Knative: Operator’s Handbook

Explore defaults

The defaults for autoscaling apply to all Knative Services in the cluster, but some of these settings can be overridden per-Service.

$ kubectl get configmap --namespace=knative-serving
NAME                   DATA   AGE
config-autoscaler      1      133d
...

Recommended: Watch this talk by Tara Gu to learn more about how request based autoscaling works and what these values mean.

View defaults

$ kubectl get configmap config-autoscaler --namespace=knative-serving -o=yaml
Show output

(These values might change based on Knative version.)

# The Revision ContainerConcurrency field specifies the maximum number
# of requests the Container can handle at once. Container concurrency
# target percentage is how much of that maximum to use in a stable
# state. E.g. if a Revision specifies ContainerConcurrency of 10, then
# the Autoscaler will try to maintain 7 concurrent connections per pod
# on average. A value of 0.7 is chosen because the Autoscaler panics
# when concurrency exceeds 2x the desired set point. So we will panic
# before we reach the limit.
container-concurrency-target-percentage: "1.0"

# The container concurrency target default is what the Autoscaler will
# try to maintain when the Revision specifies unlimited concurrency.
# Even when specifying unlimited concurrency, the autoscaler will
# horizontally scale the application based on this target concurrency.
#
# A value of 100 is chosen because it's enough to allow vertical pod
# autoscaling to tune resource requests. E.g. maintaining 1 concurrent
# "hello world" request doesn't consume enough resources to allow VPA
# to achieve efficient resource usage (VPA CPU minimum is 300m).
container-concurrency-target-default: "100"

# When operating in a stable mode, the autoscaler operates on the
# average concurrency over the stable window.
stable-window: "60s"

# When observed average concurrency during the panic window reaches
# panic-threshold-percentage the target concurrency, the autoscaler
# enters panic mode.

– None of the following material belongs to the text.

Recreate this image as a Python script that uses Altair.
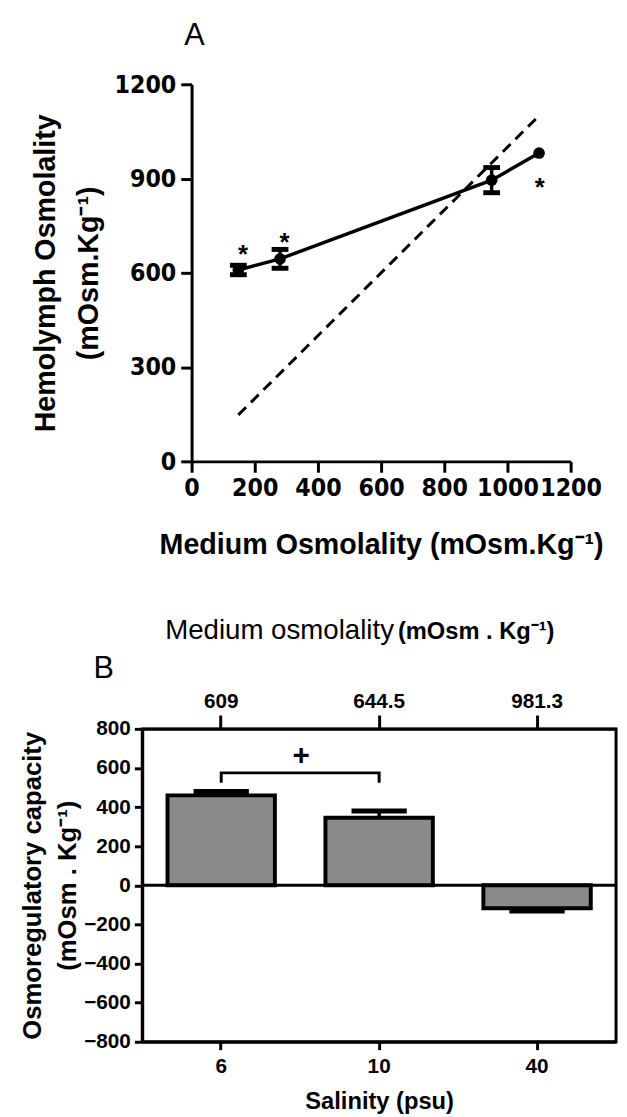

When operating in panic mode, the autoscaler
# scales on the average concurrency over the panic window which is
# panic-window-percentage of the stable-window.
panic-window-percentage: "10.0"

# The percentage of the container concurrency target at which to
# enter panic mode when reached within the panic window.
panic-threshold-percentage: "200.0"

# Max scale up rate limits the rate at which the autoscaler will
# increase pod count. It is the maximum ratio of desired pods versus
# observed pods.
max-scale-up-rate: "10"

# Scale to zero feature flag
enable-scale-to-zero: "true"

# Tick interval is the time between autoscaling calculations.
tick-interval: "2s"

# Dynamic parameters (take effect when config map is updated):
# Scale to zero grace period is the time an inactive revision is left
# running before it is scaled to zero (min: 30s).
scale-to-zero-grace-period: "30s"

Change defaults

Use kubectl edit to edit this ConfigMap and add config keys directly under the data: field.

Remember to put double quotes around numeric values (e.g. "10") as the ConfigMap fields must be strings.